When considering fluorophores for sensitive function, especially in dry and solid states, it is common to select more rigid aromatic or heteroaromatic fluorophores, which are relatively photostable and undergo less structural reorganization and non-radiative deactivation pathways after excitation56. We chose to investigate pure arenes (all carbon and hydrogen aromatic fluorophores) in this initial investigation of functional SMFI molecules because of their robust nature, ease of synthetic tailoring, and relatively weak intermolecular interactions with barium ions. This paper presents the first family of molecules designed specifically for this purpose, experimentally investigating aza-crown ether binding site of various sizes bound through the crown-ether amine to a methyl aromatic fluorophore, creating a benzylic nitrogren “switch” to regulate rigid aromatic fluorophores, pyrene and anthracene.

In this paper we present both wet and dry-phase barium-induced fluorescence in eight molecules constructed from four nitrogen-containing binding sites: 1-aza-15-crown-5 (15c5), 1-aza-18-crown-6 (18c6), 1-aza-21-crown-7 (21c7), and a diethanolamine linear fragment of the aza-crown ethers (lin); and two fluorophores: pyrene (py), anthracene (an).

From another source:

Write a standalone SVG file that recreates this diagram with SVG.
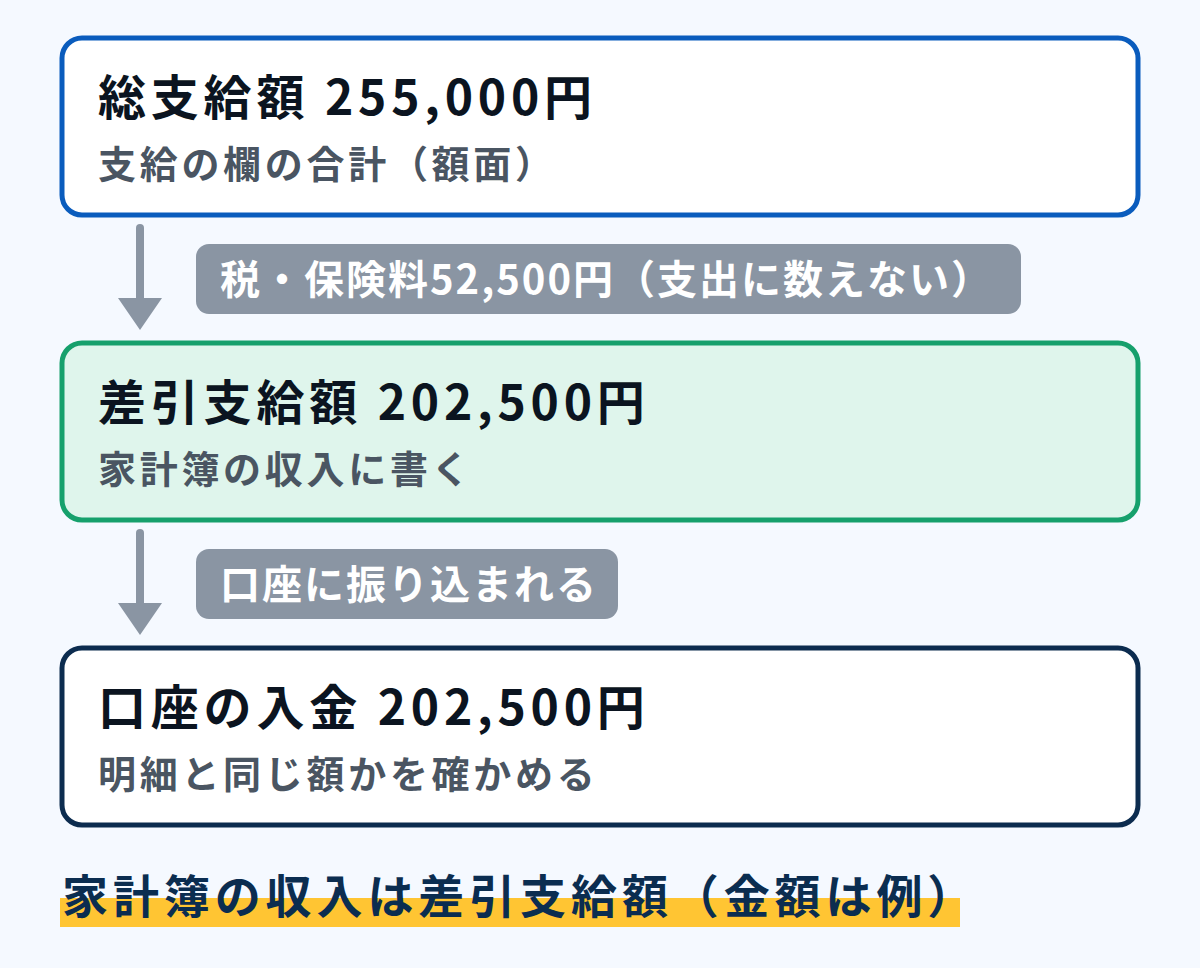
<svg xmlns="http://www.w3.org/2000/svg" width="1200" height="968" viewBox="0 0 1200 968">
<style>
text{font-family:"Noto Sans CJK JP","Noto Sans",sans-serif;font-weight:700}
.box{stroke-width:5}
.t{font-size:48px;fill:#0b1420;letter-spacing:4.8px}
.s{font-size:38px;fill:#4a5562;letter-spacing:3.7px;font-weight:600}
.lb{fill:#8a95a3}
.lt{font-size:40px;fill:#ffffff;letter-spacing:2px}
.ar{stroke:#8a95a3;stroke-width:8;stroke-linecap:round;fill:none}
.ah{fill:#8a95a3}
</style>
<rect width="1200" height="968" fill="#f5f9ff"/>
<g id="connectors">
<line class="ar" x1="140" y1="228" x2="140" y2="300"/>
<polygon class="ah" points="118,298 162,298 140,330"/>
<line class="ar" x1="140" y1="533" x2="140" y2="605"/>
<polygon class="ah" points="118,603 162,603 140,635"/>
</g>
<g id="node1">
<rect class="box" x="62" y="38" width="1076" height="177" rx="20" fill="#ffffff" stroke="#0a5cbd"/>
<text class="t" x="98" y="115">総支給額 255,000円</text>
<text class="s" x="98" y="178">支給の欄の合計（額面）</text>
</g>
<g id="label1">
<rect class="lb" x="196" y="244" width="825" height="70" rx="13"/>
<text class="lt" x="220" y="294" letter-spacing="4.6">税・保険料52,500円（支出に数えない）</text>
</g>
<g id="node2">
<rect class="box" x="62" y="343" width="1076" height="177" rx="20" fill="#dff5ec" stroke="#16a06c"/>
<text class="t" x="98" y="420">差引支給額 202,500円</text>
<text class="s" x="98" y="483">家計簿の収入に書く</text>
</g>
<g id="label2">
<rect class="lb" x="196" y="549" width="422" height="70" rx="13"/>
<text class="lt" x="220" y="599">口座に振り込まれる</text>
</g>
<g id="node3">
<rect class="box" x="62" y="648" width="1076" height="177" rx="20" fill="#ffffff" stroke="#0c2c4f"/>
<text class="t" x="98" y="725">口座の入金 202,500円</text>
<text class="s" x="98" y="788">明細と同じ額かを確かめる</text>
</g>
<g id="caption">
<rect x="60" y="898" width="900" height="29" fill="#ffc533"/>
<text x="62" y="913" font-size="46" fill="#0b2d50" letter-spacing="4.9">家計簿の収入は差引支給額（金額は例）</text>
</g>
</svg>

The molecules developed for this work are shown in Fig. 2.

Figure 2
figure 2

Molecules developed for dry barium sensing in this work.

This paper is organized as follows. In Sec. 3 we report on the performance of each species in solution. We compare the response at fixed barium concentration to establish relative performance, and then undertake titration studies to establish Kd values for the more promising anthracene derivatives. In Sec. 4 we report spectroscopic measurements of pre-chelated and dried samples to check whether fluorescence is maintained in the dry phase. In Sec. 5 we study these samples under a fluorescent microscope, replicating the optical configuration that will eventually be used for single molecule studies. Finally in Sec. 6 we present our primary conclusions, and outline the next steps in this program.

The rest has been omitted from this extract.